Sweetness is a perception. Bitterness in the tannins of the wine, like the caffeine in colas, serves to reduce the perception of sugar. As does acidity. Hence the charming phosphoric acid in cola, and the significance of natural acidity in wine.

How many of us think that a Coke is less sweet than the average Riesling or sweet wine? Would you be surprised to learn that Coke has about the same level of sugar, at 108 g/L, as some of the sweetest dessert wines? For example, a 5 puttonyos Tokaji Aszu has 120 g/L of residual sugar (a 4 puttonyos has 90). By the way if you have never had a 5 puttonyos Tokaji, try one, they’re outstanding!

“We each have our own thresholds for not only sweet, but for all flavors.”

I often use lemonade as an example of this delicate balance. The sour acid of the lemons is balanced by the sweetness of the sugar. Too much of one or the other and you get a drink that is too sour or too sweet–for you. Offer the same drink to someone else, it may be perfect to them. We each have our own thresholds for not only sweet, but for all flavors.

For a well balanced Riesling, or any wine with residual sugar, the key is a careful balance between sweet and sour. This vinous juggling act is one of the toughest in winemaking, and not everyone gets it right. So why then are sweeter white wines so rarely given the respect they may deserve? Talk about decent sweet wines, and the conversation almost always leaps to the amazing dessert wines of the world, while bypassing those with less sugar.
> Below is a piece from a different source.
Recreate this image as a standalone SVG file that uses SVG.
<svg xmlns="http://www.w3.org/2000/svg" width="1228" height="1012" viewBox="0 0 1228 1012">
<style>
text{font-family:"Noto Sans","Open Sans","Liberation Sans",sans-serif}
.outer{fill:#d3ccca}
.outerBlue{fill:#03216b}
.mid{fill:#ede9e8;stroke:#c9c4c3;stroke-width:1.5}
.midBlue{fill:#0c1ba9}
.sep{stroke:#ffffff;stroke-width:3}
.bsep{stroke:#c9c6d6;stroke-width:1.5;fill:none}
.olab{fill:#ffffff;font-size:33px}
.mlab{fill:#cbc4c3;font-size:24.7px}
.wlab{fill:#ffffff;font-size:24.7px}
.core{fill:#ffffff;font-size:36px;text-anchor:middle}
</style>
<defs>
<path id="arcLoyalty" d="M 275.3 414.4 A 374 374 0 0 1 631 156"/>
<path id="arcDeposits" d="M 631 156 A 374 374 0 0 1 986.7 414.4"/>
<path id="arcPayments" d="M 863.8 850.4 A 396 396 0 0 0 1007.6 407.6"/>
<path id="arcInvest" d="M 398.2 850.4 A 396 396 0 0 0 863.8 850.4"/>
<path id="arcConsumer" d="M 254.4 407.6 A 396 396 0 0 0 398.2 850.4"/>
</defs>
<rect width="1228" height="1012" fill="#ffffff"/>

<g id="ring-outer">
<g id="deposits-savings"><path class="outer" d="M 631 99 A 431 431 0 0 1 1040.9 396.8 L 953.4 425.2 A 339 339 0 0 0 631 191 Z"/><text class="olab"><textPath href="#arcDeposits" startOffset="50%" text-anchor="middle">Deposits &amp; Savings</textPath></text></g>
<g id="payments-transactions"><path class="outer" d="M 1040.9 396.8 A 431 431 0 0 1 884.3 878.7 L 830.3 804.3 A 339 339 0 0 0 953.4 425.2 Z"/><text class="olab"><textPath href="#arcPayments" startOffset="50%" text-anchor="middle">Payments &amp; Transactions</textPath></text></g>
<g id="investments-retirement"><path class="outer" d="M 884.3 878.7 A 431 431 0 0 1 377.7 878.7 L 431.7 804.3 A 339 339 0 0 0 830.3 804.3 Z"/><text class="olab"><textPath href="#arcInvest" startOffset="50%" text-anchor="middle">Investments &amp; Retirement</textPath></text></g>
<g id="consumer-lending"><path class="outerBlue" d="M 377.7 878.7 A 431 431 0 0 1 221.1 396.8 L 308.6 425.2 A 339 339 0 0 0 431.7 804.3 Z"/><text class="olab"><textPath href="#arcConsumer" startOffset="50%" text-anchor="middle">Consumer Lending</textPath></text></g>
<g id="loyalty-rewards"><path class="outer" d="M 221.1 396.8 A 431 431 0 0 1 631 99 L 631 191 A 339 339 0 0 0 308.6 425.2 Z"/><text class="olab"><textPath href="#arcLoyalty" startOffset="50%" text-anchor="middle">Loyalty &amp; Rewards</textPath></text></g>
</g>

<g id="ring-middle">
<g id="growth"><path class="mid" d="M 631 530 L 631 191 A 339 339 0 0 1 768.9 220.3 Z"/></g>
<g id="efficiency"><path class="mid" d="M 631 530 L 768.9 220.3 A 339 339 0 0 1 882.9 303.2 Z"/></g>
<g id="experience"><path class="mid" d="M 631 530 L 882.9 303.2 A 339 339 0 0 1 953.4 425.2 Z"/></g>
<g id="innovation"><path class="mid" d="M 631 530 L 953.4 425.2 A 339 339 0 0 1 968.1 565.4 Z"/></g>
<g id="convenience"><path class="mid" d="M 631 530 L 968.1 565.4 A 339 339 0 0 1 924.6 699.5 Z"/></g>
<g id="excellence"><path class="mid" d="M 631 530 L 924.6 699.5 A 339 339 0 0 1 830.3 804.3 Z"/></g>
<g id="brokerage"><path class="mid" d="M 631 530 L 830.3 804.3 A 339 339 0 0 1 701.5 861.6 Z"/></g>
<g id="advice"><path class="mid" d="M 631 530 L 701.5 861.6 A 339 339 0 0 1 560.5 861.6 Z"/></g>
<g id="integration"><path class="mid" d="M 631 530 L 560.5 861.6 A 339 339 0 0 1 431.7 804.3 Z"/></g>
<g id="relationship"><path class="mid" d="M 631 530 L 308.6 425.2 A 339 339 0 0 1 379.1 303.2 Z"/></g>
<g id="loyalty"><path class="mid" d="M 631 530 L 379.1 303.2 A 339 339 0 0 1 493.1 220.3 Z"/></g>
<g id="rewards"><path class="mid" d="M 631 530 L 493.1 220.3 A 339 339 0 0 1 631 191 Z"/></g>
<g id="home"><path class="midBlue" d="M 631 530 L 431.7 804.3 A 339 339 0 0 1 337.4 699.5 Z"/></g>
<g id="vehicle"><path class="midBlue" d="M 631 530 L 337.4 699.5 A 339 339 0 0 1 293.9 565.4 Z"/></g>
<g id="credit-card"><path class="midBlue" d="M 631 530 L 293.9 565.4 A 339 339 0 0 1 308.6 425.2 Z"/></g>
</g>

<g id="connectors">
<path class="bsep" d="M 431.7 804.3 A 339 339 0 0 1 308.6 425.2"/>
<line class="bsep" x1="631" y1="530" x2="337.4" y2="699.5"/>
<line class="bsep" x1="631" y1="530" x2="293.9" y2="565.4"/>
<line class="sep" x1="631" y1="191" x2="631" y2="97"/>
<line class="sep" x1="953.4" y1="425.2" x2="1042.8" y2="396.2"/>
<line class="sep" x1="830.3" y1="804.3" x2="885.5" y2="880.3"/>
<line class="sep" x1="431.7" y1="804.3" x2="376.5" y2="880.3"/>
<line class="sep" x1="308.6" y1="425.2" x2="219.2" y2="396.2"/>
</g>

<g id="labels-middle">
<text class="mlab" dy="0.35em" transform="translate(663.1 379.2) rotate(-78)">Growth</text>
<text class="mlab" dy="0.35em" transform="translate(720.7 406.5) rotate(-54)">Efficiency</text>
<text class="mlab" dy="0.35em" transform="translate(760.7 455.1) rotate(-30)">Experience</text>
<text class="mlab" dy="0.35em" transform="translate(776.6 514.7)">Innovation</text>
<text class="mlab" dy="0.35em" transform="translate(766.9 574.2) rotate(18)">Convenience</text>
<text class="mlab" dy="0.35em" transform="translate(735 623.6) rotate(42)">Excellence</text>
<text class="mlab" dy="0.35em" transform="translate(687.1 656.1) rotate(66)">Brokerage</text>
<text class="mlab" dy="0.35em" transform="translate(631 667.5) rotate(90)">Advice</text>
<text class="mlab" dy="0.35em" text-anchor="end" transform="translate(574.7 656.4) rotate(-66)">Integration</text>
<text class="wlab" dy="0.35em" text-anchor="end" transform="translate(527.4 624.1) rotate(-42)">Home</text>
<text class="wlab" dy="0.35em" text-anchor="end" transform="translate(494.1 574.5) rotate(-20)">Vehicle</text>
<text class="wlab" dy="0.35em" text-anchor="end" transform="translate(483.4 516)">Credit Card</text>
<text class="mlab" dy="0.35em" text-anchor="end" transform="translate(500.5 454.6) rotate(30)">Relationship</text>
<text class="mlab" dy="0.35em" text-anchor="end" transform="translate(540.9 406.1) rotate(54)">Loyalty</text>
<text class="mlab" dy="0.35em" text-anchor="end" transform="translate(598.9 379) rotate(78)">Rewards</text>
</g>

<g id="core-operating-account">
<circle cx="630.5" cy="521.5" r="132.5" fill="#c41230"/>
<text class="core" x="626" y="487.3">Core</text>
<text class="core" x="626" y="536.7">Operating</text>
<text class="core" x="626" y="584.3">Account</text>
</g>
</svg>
Where Does Sugar in Wine Come From?

The sugar in wine is called residual sugar or RS, and it doesn’t from corn syrup or granulated sugar, but from the natural sugars found in wine grapes which include fructose and glucose. During winemaking, yeast typically converts all the sugar into alcohol making adry wine. However sometimes, not all the sugar is fermented by the yeast, leaving some sweetness leftover

Anti-Sweetness in Wine… A Class Thing?

Perception again, only this time the perception is not about the taste, but the “class” of the wine. There is a scale of class in most people’s minds about wine that is often related to price. Those at the top are either dry, or the rare expensive dessert wines. Those wines at the bottom of the scale are usually full of residual sugar, masking the cheap ingredients they are made from. These wines are marketed to those who care more about the alcohol than the taste. The sweet wines I am advocating are those in the forgotten middle class.
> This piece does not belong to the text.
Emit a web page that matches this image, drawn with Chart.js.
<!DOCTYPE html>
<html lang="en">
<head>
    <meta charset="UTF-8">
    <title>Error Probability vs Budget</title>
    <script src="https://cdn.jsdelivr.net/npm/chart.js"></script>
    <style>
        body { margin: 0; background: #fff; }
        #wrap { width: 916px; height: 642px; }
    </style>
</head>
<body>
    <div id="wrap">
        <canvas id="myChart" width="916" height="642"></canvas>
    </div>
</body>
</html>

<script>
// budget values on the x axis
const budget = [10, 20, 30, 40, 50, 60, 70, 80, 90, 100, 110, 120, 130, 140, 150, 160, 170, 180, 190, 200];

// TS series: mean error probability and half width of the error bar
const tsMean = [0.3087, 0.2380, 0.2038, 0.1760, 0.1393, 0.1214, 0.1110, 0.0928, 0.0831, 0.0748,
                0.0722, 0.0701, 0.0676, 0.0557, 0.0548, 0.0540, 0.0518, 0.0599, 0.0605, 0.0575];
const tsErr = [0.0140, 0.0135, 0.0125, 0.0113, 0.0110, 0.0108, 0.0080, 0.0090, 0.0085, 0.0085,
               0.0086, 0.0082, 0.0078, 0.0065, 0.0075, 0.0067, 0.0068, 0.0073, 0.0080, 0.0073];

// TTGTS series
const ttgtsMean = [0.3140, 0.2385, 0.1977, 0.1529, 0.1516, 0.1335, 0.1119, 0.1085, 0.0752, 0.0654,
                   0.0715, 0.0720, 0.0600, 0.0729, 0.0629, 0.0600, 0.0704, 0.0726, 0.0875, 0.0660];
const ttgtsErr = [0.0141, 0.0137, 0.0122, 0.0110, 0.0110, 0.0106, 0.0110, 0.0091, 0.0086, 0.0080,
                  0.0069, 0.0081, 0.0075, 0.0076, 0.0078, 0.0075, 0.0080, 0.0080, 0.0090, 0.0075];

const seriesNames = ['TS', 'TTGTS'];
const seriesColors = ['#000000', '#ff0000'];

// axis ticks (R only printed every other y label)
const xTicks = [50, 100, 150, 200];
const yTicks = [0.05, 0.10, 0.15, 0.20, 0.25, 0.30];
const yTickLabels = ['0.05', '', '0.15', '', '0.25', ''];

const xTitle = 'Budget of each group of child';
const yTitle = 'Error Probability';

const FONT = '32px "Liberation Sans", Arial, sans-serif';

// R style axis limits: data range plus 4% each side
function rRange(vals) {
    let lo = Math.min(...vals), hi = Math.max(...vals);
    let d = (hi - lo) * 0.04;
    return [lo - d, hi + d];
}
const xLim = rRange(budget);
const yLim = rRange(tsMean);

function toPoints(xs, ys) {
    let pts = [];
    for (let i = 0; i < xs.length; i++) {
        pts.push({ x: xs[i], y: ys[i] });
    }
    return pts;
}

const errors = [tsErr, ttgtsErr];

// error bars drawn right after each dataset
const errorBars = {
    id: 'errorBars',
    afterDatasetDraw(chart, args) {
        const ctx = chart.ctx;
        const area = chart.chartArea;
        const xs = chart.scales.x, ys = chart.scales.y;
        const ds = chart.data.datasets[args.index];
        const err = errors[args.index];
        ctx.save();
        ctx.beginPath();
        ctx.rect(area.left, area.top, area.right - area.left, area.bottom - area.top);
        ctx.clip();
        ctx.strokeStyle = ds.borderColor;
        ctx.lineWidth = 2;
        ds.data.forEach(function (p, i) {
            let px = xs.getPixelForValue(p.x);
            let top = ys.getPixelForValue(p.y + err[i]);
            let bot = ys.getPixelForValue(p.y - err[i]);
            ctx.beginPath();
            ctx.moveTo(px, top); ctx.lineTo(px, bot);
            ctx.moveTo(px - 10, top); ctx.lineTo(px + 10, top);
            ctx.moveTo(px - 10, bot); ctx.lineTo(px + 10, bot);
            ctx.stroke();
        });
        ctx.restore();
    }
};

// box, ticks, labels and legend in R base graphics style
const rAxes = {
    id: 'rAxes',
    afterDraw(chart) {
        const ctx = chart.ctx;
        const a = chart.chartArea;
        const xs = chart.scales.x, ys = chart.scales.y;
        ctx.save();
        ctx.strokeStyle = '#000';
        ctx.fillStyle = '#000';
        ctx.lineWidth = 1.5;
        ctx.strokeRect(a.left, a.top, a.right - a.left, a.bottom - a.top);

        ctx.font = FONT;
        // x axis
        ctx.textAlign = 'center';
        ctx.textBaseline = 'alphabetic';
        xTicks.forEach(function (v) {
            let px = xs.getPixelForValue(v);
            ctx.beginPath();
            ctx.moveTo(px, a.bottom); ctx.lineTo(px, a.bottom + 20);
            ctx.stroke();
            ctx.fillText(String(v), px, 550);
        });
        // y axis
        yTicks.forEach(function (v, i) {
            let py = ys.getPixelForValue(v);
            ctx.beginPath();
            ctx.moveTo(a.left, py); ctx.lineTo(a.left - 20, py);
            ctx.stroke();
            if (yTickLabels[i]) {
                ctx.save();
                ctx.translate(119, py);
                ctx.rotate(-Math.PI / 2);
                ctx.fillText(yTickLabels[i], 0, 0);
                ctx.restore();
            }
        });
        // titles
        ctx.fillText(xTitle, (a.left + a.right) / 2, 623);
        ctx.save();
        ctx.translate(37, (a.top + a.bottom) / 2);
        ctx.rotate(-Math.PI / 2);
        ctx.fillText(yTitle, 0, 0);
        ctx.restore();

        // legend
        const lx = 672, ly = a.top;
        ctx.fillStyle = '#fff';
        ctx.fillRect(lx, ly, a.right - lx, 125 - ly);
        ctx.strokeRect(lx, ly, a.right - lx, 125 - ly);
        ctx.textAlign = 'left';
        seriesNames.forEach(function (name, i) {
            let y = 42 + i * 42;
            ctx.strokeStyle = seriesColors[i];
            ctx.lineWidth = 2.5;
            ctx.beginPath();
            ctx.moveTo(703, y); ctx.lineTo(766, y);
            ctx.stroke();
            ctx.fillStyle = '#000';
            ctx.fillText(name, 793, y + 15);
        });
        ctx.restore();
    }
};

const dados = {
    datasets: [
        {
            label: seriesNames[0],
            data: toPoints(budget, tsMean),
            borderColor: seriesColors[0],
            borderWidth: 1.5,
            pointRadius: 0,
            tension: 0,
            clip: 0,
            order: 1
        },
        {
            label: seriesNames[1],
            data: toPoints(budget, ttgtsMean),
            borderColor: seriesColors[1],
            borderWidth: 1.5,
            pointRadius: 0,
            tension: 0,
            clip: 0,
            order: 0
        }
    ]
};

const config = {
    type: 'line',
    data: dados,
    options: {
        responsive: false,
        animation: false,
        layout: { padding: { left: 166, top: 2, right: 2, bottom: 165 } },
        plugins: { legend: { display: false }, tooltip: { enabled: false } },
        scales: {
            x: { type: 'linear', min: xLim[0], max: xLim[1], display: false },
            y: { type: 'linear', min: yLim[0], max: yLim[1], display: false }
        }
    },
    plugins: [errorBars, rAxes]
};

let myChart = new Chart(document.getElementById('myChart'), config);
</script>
Be not ashamed of your love of sweeter wines

Mention Riesling, Gewürztraminer and Muscat, and most people will immediately assume you are talking about sweeter wines. And while I am indeed talking about sweeter wines in this case, these grapes also excel as dry wines. This is less the case for the many hybrids and white wine grapes grown in lesser known wine regions around the world (e.g. most of the US).

These grapes, with names like Vidal Blanc and Chambourcin, are more to my personal taste when they are made in a sweeter style. Because of their fear of sugar, I feel that too many winemakers work too hard to make dry wines from these varieties. Fermenting away the sweetness that is so often the source of their charm.

Be not ashamed of your love of sweeter wines, no matter what the grape variety. And if you have not yet opened your heart to these luscious beauties, be not afraid to explore. Laugh at those who would pooh-pooh your choices, knowing that they too often suffer for what they perceive as art, while you enjoy a good a quaff.